Dr Morgan Tsvangirai played his part very well and he will always be remembered. May his soul rest in eternal peace.
Q: Zimbabwe is going through a crisis; as a leader what do you think can be done to turn around the situation?
A: The Zimbabwean economy has been on the decline for more than three decades now and honestly speaking there will not be a quick fix to this economy. Zimbabwe is not producing and exporting, therefore there is no new money coming into the country.
The manufacturing sector, the agricultural sector and the mining sector must start to produce and export finished goods for that matter in order for this country to get the much-needed foreign currency. Therefore, government must be aggressive on macroeconomic fundamentals so that they build this economy on a strong economic foundation.

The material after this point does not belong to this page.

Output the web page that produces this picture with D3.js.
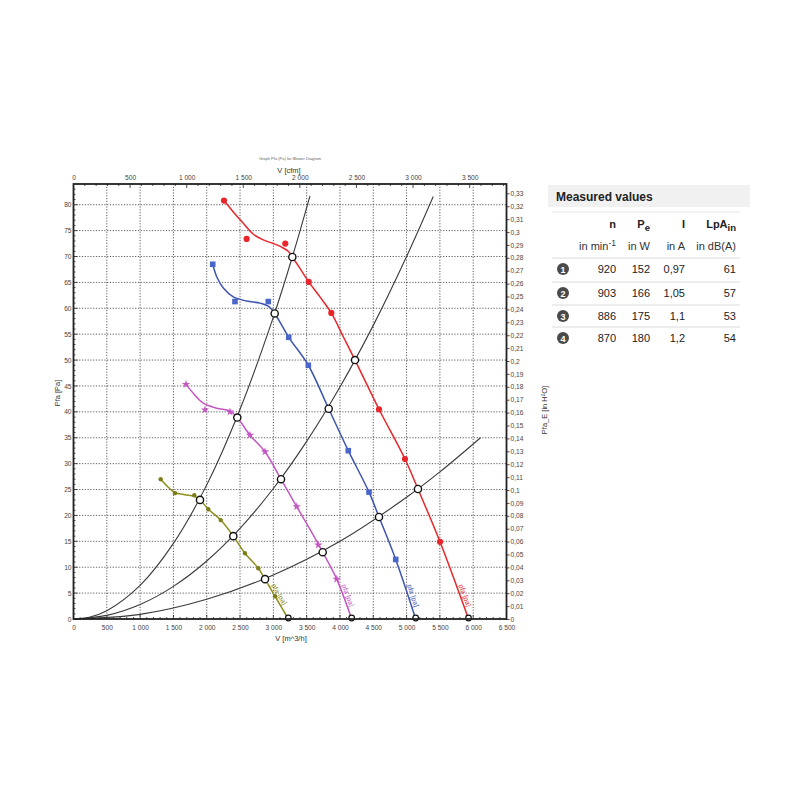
<!DOCTYPE html>
<html><head><meta charset="utf-8">
<script src="https://cdn.jsdelivr.net/npm/d3@7"></script>
<style>body{margin:0;background:#fff} svg{display:block} text{font-family:"Liberation Sans",Arial,sans-serif}</style>
</head><body><svg id="c" width="800" height="800"></svg>
<script>
// ---- data (V in m³/h, p in Pa) ----
const xTicks = [0,500,1000,1500,2000,2500,3000,3500,4000,4500,5000,5500,6000,6500];
const yTicks = [0,5,10,15,20,25,30,35,40,45,50,55,60,65,70,75,80];
const cfmTicks = [0,500,1000,1500,2000,2500,3000,3500];

const redCurve = [[2259,80.8],[2399,78.6],[2549,76.4],[2699,74.3],[2849,73.2],[2999,72.5],[3125,71.8],[3224,71.0],[3285,69.9],[3400,67.7],[3531,65.1],[3700,62.2],[3870,59.1],[4050,54.5],[4226,50.0],[4586,40.5],[4976,30.9],[5171,25.1],[5502,14.9],[5930,0]];
const redMarkers = [[2259,80.8],[2599,73.4],[3179,72.5],[3531,65.1],[3870,59.1],[4586,40.5],[4976,30.9],[5502,14.9]];
const redOps = [[3285,69.9],[4226,50.0],[5171,25.1]];

const blueCurve = [[2090,68.5],[2150,66.1],[2249,63.9],[2399,62.2],[2600,61.4],[2800,61.0],[2924,60.4],[3020,59.0],[3231,54.4],[3525,49.0],[3831,40.6],[4125,32.5],[4436,24.5],[4586,19.7],[4837,11.5],[5137,0]];
const blueMarkers = [[2090,68.5],[2424,61.3],[2924,61.3],[3231,54.4],[3525,49.0],[4125,32.5],[4436,24.5],[4837,11.5]];
const blueOps = [[3020,59.0],[3831,40.6],[4586,19.7]];

const magentaCurve = [[1689,45.3],[1798,43.6],[1948,41.7],[2150,40.7],[2349,40.2],[2459,38.9],[2649,35.5],[2875,32.3],[3115,27.0],[3351,21.7],[3600,16.2],[3741,12.9],[3951,7.7],[4176,0]];
const magentaMarkers = [[1689,45.3],[1974,40.4],[2349,40.0],[2649,35.5],[2875,32.3],[3351,21.7],[3675,14.3],[3951,7.7]];
const magentaOps = [[2459,38.9],[3115,27.0],[3741,12.9]];

const oliveCurve = [[1309,27.0],[1419,25.5],[1524,24.4],[1674,24.0],[1813,23.7],[1899,23.0],[2024,21.2],[2210,19.1],[2399,16.0],[2574,12.7],[2774,9.8],[2875,7.7],[3025,4.4],[3225,0]];
const oliveMarkers = [[1309,27.0],[1524,24.3],[1813,23.9],[2024,21.2],[2210,19.1],[2574,12.7],[2774,9.8],[3025,4.4]];
const oliveOps = [[1899,23.0],[2399,16.0],[2875,7.7]];

const system1 = [[0,0],[250,0.4],[500,1.6],[1000,6.5],[1500,14.6],[2000,25.9],[2500,40.5],[3000,58.3],[3285,69.9],[3550,81.7]];
const system2 = [[0,0],[500,0.7],[1000,2.8],[1500,6.3],[2000,11.2],[2500,17.5],[3000,25.2],[3500,34.3],[4000,44.8],[4500,56.7],[5000,70.0],[5400,81.6]];
const system3 = [[0,0],[1000,0.9],[2000,3.8],[3000,8.5],[4000,15.0],[5000,23.5],[5500,28.4],[6110,35.0]];

const tableN = ["920","903","886","870"];
const tablePe = ["152","166","175","180"];
const tableI = ["0,97","1,05","1,1","1,2"];
const tableLpA = ["61","57","53","54"];

// ---- scales ----
const svg = d3.select("#c");
const x = d3.scaleLinear().domain([0,6500]).range([73.5,506.5]);
const y = d3.scaleLinear().domain([0,84]).range([619,184]);
const xc = d3.scaleLinear().domain([0,6500/1.699]).range([73.5,506.5]);
const yr = d3.scaleLinear().domain([0,84/249.089]).range([619,184]);
const sp = v => d3.format(",")(v).replace(/,/g," ");
const comma = v => d3.format(".2~f")(v).replace(".",",");

// grid
const g = svg.append("g");
g.selectAll(".vg").data(xTicks.slice(1,-1)).join("line")
  .attr("x1",d=>x(d)).attr("x2",d=>x(d)).attr("y1",y(84)).attr("y2",y(0))
  .attr("stroke","#333").attr("stroke-width",0.8).attr("stroke-dasharray","1.2,1.6");
g.selectAll(".hg").data(yTicks.slice(1)).join("line")
  .attr("x1",x(0)).attr("x2",x(6500)).attr("y1",d=>y(d)).attr("y2",d=>y(d))
  .attr("stroke","#333").attr("stroke-width",0.8).attr("stroke-dasharray","1.2,1.6");

// minor ticks
const minorL = d3.range(0,84,1);
g.selectAll(".ml").data(minorL).join("line")
  .attr("x1",x(0)).attr("x2",d=>x(0)+(d%5===0?4:2)).attr("y1",d=>y(d)).attr("y2",d=>y(d))
  .attr("stroke","#222").attr("stroke-width",0.8);
const minorB = d3.range(0,6500,100);
g.selectAll(".mb").data(minorB).join("line")
  .attr("x1",d=>x(d)).attr("x2",d=>x(d)).attr("y1",y(0)).attr("y2",d=>y(0)-(d%500===0?4:2))
  .attr("stroke","#222").attr("stroke-width",0.8);
const minorT = d3.range(0,3826,100);
g.selectAll(".mt").data(minorT).join("line")
  .attr("x1",d=>xc(d)).attr("x2",d=>xc(d)).attr("y1",y(84)).attr("y2",d=>y(84)+(d%500===0?4:2))
  .attr("stroke","#222").attr("stroke-width",0.8);

const line = d3.line().x(d=>x(d[0])).y(d=>y(d[1])).curve(d3.curveCatmullRom.alpha(0.5));

// system curves
[system1,system2,system3].forEach(s=>{
  svg.append("path").attr("d",line(s)).attr("fill","none").attr("stroke","#3a3a3a").attr("stroke-width",1.1);
});

// fan curves
const series = [
  {c:redCurve,m:redMarkers,o:redOps,col:"#e8262b",mcol:"#e8262b",sym:"circle"},
  {c:blueCurve,m:blueMarkers,o:blueOps,col:"#3d55b0",mcol:"#4a66c8",sym:"square"},
  {c:magentaCurve,m:magentaMarkers,o:magentaOps,col:"#c457c2",mcol:"#c457c2",sym:"star"},
  {c:oliveCurve,m:oliveMarkers,o:oliveOps,col:"#8e8e1e",mcol:"#7d7d1a",sym:"dot"}
];
series.forEach(s=>{
  svg.append("path").attr("d",line(s.c)).attr("fill","none").attr("stroke",s.col).attr("stroke-width",1.5);
  const mk = svg.append("g");
  s.m.forEach(p=>{
    const px=x(p[0]), py=y(p[1]);
    if(s.sym==="circle") mk.append("circle").attr("cx",px).attr("cy",py).attr("r",3.1).attr("fill",s.mcol);
    else if(s.sym==="square") mk.append("rect").attr("x",px-2.8).attr("y",py-2.8).attr("width",5.6).attr("height",5.6).attr("fill",s.mcol);
    else if(s.sym==="star") mk.append("path").attr("transform",`translate(${px},${py})`).attr("d",d3.symbol(d3.symbolStar,22)()).attr("fill",s.mcol);
    else mk.append("circle").attr("cx",px).attr("cy",py).attr("r",2.2).attr("fill",s.mcol);
  });
  // curve end label
  const n=s.c.length, last=s.c[n-1], prev=s.c[n-2];
  const t = 6.5/prev[1];
  const lv = last[0]+(prev[0]-last[0])*t, lp = 6.5;
  const ang = Math.atan2(y(last[1])-y(prev[1]), x(last[0])-x(prev[0]))*180/Math.PI;
  svg.append("text").attr("transform",`translate(${x(lv)+2.5},${y(lp)}) rotate(${ang})`)
    .attr("font-size",7).attr("fill",s.col).text("pfa [pa]");
  // zero marker
  svg.append("circle").attr("cx",x(last[0])).attr("cy",y(0)-1).attr("r",2.8)
    .attr("fill","#fff").attr("stroke","#111").attr("stroke-width",1.2);
});
// operating points
series.forEach(s=>{
  s.o.forEach(p=>{
    svg.append("circle").attr("cx",x(p[0])).attr("cy",y(p[1])).attr("r",3.6)
      .attr("fill","#fff").attr("stroke","#111").attr("stroke-width",1.4);
  });
});

// frame
svg.append("rect").attr("x",x(0)).attr("y",y(84)).attr("width",x(6500)-x(0)).attr("height",y(0)-y(84))
  .attr("fill","none").attr("stroke","#222").attr("stroke-width",1.8);

// axes labels
const axStyle = sel => { sel.select(".domain").remove(); sel.selectAll("text").attr("font-size",6.6).attr("fill","#444").attr("font-family","'Liberation Sans',Arial,sans-serif"); };
svg.append("g").attr("transform",`translate(0,${y(0)})`)
  .call(d3.axisBottom(x).tickValues(xTicks).tickSize(0).tickPadding(6).tickFormat(sp)).call(axStyle);
svg.append("g").attr("transform",`translate(0,${y(84)})`)
  .call(d3.axisTop(xc).tickValues(cfmTicks).tickSize(0).tickPadding(4).tickFormat(sp)).call(axStyle);
svg.append("g").attr("transform",`translate(${x(0)},0)`)
  .call(d3.axisLeft(y).tickValues(yTicks).tickSize(0).tickPadding(2)).call(axStyle);
const rTicks = d3.range(0,34).map(i=>i/100);
svg.append("g").attr("transform",`translate(${x(6500)},0)`)
  .call(d3.axisRight(yr).tickValues(rTicks).tickSize(3).tickPadding(1).tickFormat(comma)).call(axStyle)
  .selectAll("line").attr("stroke","#222").attr("stroke-width",0.8);

// titles
svg.append("text").attr("x",290).attr("y",160).attr("text-anchor","middle").attr("font-size",4).attr("fill","#666").text("Graph Pfa (Pa) for Blower Diagram");
svg.append("text").attr("x",289).attr("y",173).attr("text-anchor","middle").attr("font-size",7.5).attr("fill","#333").text("V [cfm]");
svg.append("text").attr("x",291).attr("y",641).attr("text-anchor","middle").attr("font-size",7.5).attr("fill","#333").text("V [m^3/h]");
svg.append("text").attr("transform","translate(60,393) rotate(-90)").attr("text-anchor","middle").attr("font-size",7.5).attr("fill","#333").text("Pfa [Pa]");
svg.append("text").attr("transform","translate(547,410) rotate(-90)").attr("text-anchor","middle").attr("font-size",7.5).attr("fill","#333").text("Pfa_E [in H²O]");

// ---- table ----
const tb = svg.append("g");
tb.append("rect").attr("x",548).attr("y",185).attr("width",202).attr("height",22).attr("fill","#f1f1f1");
tb.append("text").attr("x",556).attr("y",201).attr("font-size",12).attr("font-weight","bold").attr("fill","#222").text("Measured values");
tb.append("line").attr("x1",552).attr("x2",740).attr("y1",212).attr("y2",212).attr("stroke","#e6e6e6");
const colX = [616,650,685,736];
const hdr = tb.append("g").attr("font-size",11).attr("font-weight","bold").attr("fill","#222").attr("text-anchor","end");
hdr.append("text").attr("x",colX[0]).attr("y",228).text("n");
const pe = hdr.append("text").attr("x",colX[1]).attr("y",228); pe.append("tspan").text("P"); pe.append("tspan").attr("dy",3).attr("font-size",9.5).text("e");
hdr.append("text").attr("x",colX[2]).attr("y",228).text("I");
const lp = hdr.append("text").attr("x",colX[3]).attr("y",228); lp.append("tspan").text("LpA"); lp.append("tspan").attr("dy",3).attr("font-size",9.5).text("in");
const un = tb.append("g").attr("font-size",11).attr("fill","#333").attr("text-anchor","end");
const mn = un.append("text").attr("x",colX[0]).attr("y",250); mn.append("tspan").text("in min"); mn.append("tspan").attr("dy",-4).attr("font-size",8.5).text("-1");
un.append("text").attr("x",colX[1]).attr("y",250).text("in W");
un.append("text").attr("x",colX[2]).attr("y",250).text("in A");
un.append("text").attr("x",colX[3]).attr("y",250).text("in dB(A)");
const rowY = [273,297,320,342];
const lineY = [258,282,305,327];
lineY.forEach(ly=>tb.append("line").attr("x1",552).attr("x2",740).attr("y1",ly).attr("y2",ly).attr("stroke","#dcdcdc"));
tableN.forEach((v,i)=>{
  const ry=rowY[i];
  tb.append("circle").attr("cx",563).attr("cy",ry-4).attr("r",6).attr("fill","#4a4a4a");
  tb.append("text").attr("x",563).attr("y",ry-0.5).attr("text-anchor","middle").attr("font-size",9).attr("font-weight","bold").attr("fill","#fff").text(i+1);
  [tableN[i],tablePe[i],tableI[i],tableLpA[i]].forEach((t,j)=>{
    tb.append("text").attr("x",colX[j]).attr("y",ry).attr("text-anchor","end").attr("font-size",11).attr("fill","#222").text(t);
  });
});
</script></body></html>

Zimbabwe must get back to its former glory that of being the Jewel of Africa, that of being the bread basket of Africa, that of being the Sunshine City, that of being the envy of the whole world. I pray that one day we will get there.
Q: Away from work what do you enjoy doing?

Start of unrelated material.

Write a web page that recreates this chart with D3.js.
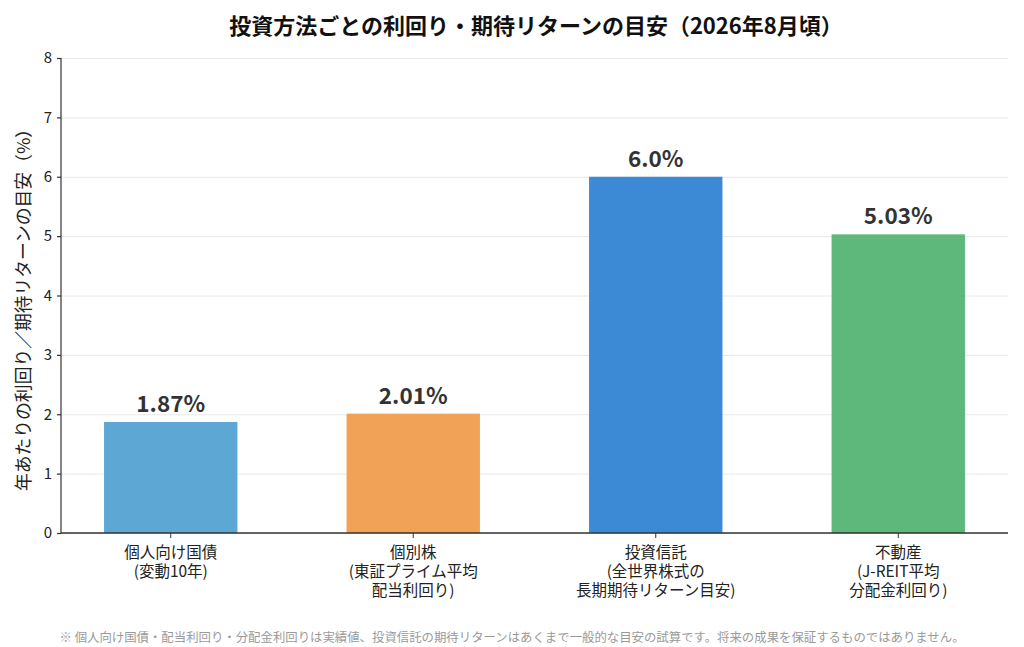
<!DOCTYPE html>
<html>
<head>
<meta charset="utf-8">
<script src="https://cdn.jsdelivr.net/npm/d3@7"></script>
<style>
  body { margin: 0; background: #fff; }
  svg { display: block; }
</style>
</head>
<body>
<svg id="chart" width="1024" height="647"></svg>
<script>
// data
const categories = ["個人向け国債", "個別株", "投資信託", "不動産"];
const subLabels = [
  ["(変動10年)"],
  ["(東証プライム平均", "配当利回り)"],
  ["(全世界株式の", "長期期待リターン目安)"],
  ["(J-REIT平均", "分配金利回り)"]
];
const values = [1.87, 2.01, 6.0, 5.03];
const valueLabels = ["1.87%", "2.01%", "6.0%", "5.03%"];
const colors = ["#5DA7D4", "#F1A256", "#3C89D6", "#5EB87B"];
const yTicks = [0, 1, 2, 3, 4, 5, 6, 7, 8];

const jp = "'Noto Sans CJK JP', 'Noto Sans', sans-serif";

const svg = d3.select("#chart");
const margin = {left: 61, right: 16, top: 58, bottom: 114};
const W = 1024, H = 647;

const x = d3.scaleBand()
  .domain(categories)
  .range([margin.left, W - margin.right])
  .paddingInner(0.45)
  .paddingOuter(0.1775);

const y = d3.scaleLinear()
  .domain([0, 8])
  .range([H - margin.bottom, margin.top]);

// grid
svg.append("g")
  .selectAll("line")
  .data(yTicks)
  .join("line")
  .attr("x1", margin.left)
  .attr("x2", W - margin.right)
  .attr("y1", d => y(d) + 0.5)
  .attr("y2", d => y(d) + 0.5)
  .attr("stroke", "#e8e8e8")
  .attr("stroke-width", 1);

// bars
svg.append("g")
  .selectAll("rect")
  .data(values)
  .join("rect")
  .attr("x", (d, i) => x(categories[i]))
  .attr("y", d => y(d))
  .attr("width", x.bandwidth())
  .attr("height", d => y(0) - y(d))
  .attr("fill", (d, i) => colors[i]);

// value labels
svg.append("g")
  .selectAll("text")
  .data(values)
  .join("text")
  .attr("x", (d, i) => x(categories[i]) + x.bandwidth() / 2)
  .attr("y", d => y(d) - 10)
  .attr("text-anchor", "middle")
  .attr("font-family", jp)
  .attr("font-weight", "bold")
  .attr("font-size", 22.5)
  .attr("fill", "#333")
  .text((d, i) => valueLabels[i]);

// y axis
const yAxis = svg.append("g")
  .attr("transform", `translate(${margin.left},0)`)
  .call(d3.axisLeft(y).tickValues(yTicks).tickSize(4).tickPadding(5));
yAxis.selectAll("text")
  .attr("font-family", jp)
  .attr("font-size", 15)
  .attr("fill", "#222");
yAxis.selectAll("line, path").attr("stroke", "#333").attr("stroke-width", 1.2);
yAxis.select(".domain").attr("d", `M0,${y(8)}V${y(0)}`);

// x axis
const xAxis = svg.append("g")
  .attr("transform", `translate(0,${y(0)})`)
  .call(d3.axisBottom(x).tickSize(5).tickFormat(""));
xAxis.selectAll("line").attr("stroke", "#333");
xAxis.select(".domain").attr("stroke", "#333").attr("stroke-width", 1.4)
  .attr("d", `M${margin.left},0H${W - margin.right}`);

// category labels, one text per line
const xl = svg.append("g");
categories.forEach((c, i) => {
  const lines = [c].concat(subLabels[i]);
  xl.selectAll(null)
    .data(lines)
    .join("text")
    .attr("x", x(c) + x.bandwidth() / 2)
    .attr("y", (l, k) => y(0) + 25 + k * 19)
    .attr("text-anchor", "middle")
    .attr("font-family", jp)
    .attr("font-size", 15.5)
    .attr("fill", "#222")
    .text(l => l);
});

// y label
svg.append("text")
  .attr("transform", `translate(30,${(y(0) + y(8)) / 2 + 10}) rotate(-90)`)
  .attr("text-anchor", "middle")
  .attr("font-family", jp)
  .attr("font-size", 17.8)
  .attr("fill", "#222")
  .text("年あたりの利回り／期待リターンの目安（%）");

// title
svg.append("text")
  .attr("x", 536)
  .attr("y", 34)
  .attr("text-anchor", "middle")
  .attr("font-family", jp)
  .attr("font-weight", "bold")
  .attr("font-size", 22)
  .attr("fill", "#111")
  .text("投資方法ごとの利回り・期待リターンの目安（2026年8月頃）");

// note
svg.append("text")
  .attr("x", 512)
  .attr("y", 642)
  .attr("text-anchor", "middle")
  .attr("font-family", jp)
  .attr("font-size", 12.4)
  .attr("fill", "#9a9a9a")
  .text("※ 個人向け国債・配当利回り・分配金利回りは実績値、投資信託の期待リターンはあくまで一般的な目安の試算です。将来の成果を保証するものではありません。");
</script>
</body>
</html>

A: These days I spend most of my time in the village. My passion is rural transformation. l have a dream where every Zimbabwean will get equal opportunities in terms of food, shelter, electricity, water amongst others.
I am working on a biogas project which l will use for cooking and lighting. I want to show my neighbours that cow dung can produce energy for cooking, lighting and cooling.
Q: What are your words of inspiration to young women out there?
A: As women we are leaders in our own right and young women must believe in themselves, they must have confidence in themselves, they must have dreams and follow them through.
Come 2023 we want to see change in that we want to see more women occupying leadership positions and the power lies in women’s hands.
In the previous elections 54 percent women voted but they failed to place more women in spaces where they could influence policy for the good of women and their families.
Our numbers as women must also reflect in the number of women in parliament, women in local authorities, and women in cabinet.
The 50-50 concept’s achievement lies in women’s hands. Let’s use our vote wisely and vote for other women in order for us to be part of the leaders in the Zimbabwean.